Machine Learning Coffee seminar: Jaakko Peltonen, University of Tampere "Exploring Large And Hierarchical Online Discussion Venues With Probabilistic Models"
Exploring Large And Hierarchical Online Discussion Venues With Probabilistic Models
University of Tampere
In many domains, document sets are hierarchically organized such as message forums having multiple levels of sections. Analysis of latent topics within such content is crucial for tasks like trend and user interest analysis. Nonparametric topic models are a powerful approach, but traditional Hierarchical Dirichlet Processes (HDPs) are unable to fully take into account topic sharing across deep hierarchical structure. Moreover, in addition to the underlying trends of content and the structure of the venue, another key aspect of online discussion venues is the multitude of participants; authors may participate differently at multiple levels of sections, with different interests and contributions across the hierarchy.
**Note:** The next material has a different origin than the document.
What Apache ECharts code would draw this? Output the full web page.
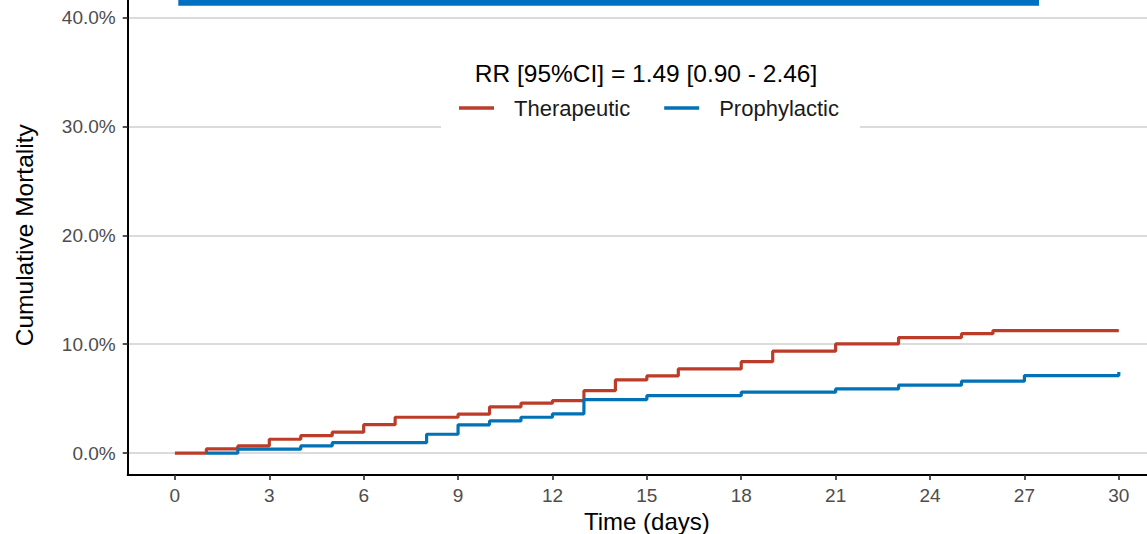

We introduce the Tree-structured Hierarchical Dirichlet Process (THDP), allowing Dirichlet process based topic modeling over a given tree structure of arbitrary size and height, where documents can arise at all tree nodes. We further introduce the Author
Tree-structured Hierarchical Dirichlet Process (ATHDP), allowing Dirichlet process based topic modeling of both text content and authors over a given tree structure of arbitrary size and height. Experiments on a hierarchical forums demonstrate better generalization performance of THDP than traditional HDPs in terms of ability to model new data and classify documents to sections, and better performance of ATHDP compared to traditional HDP based alternatives in terms of perplexity and authorship attribution accuracy. Lastly, we introduce a novel interactive system for visualizing and exploring a large hierarchical text corpus of online forum postings, based on large-scale scatter plots created by flexible nonlinear dimensionality reduction of posting contents, coupled with a coloring optimized to represent the forum hierarchy. We exploit the hierarchy to provide data-driven summaries of plot areas at multiple levels of detail, allowing the user to quickly compare both the content-based similarity of groups of posts and how near they arise in the forum hierarchy.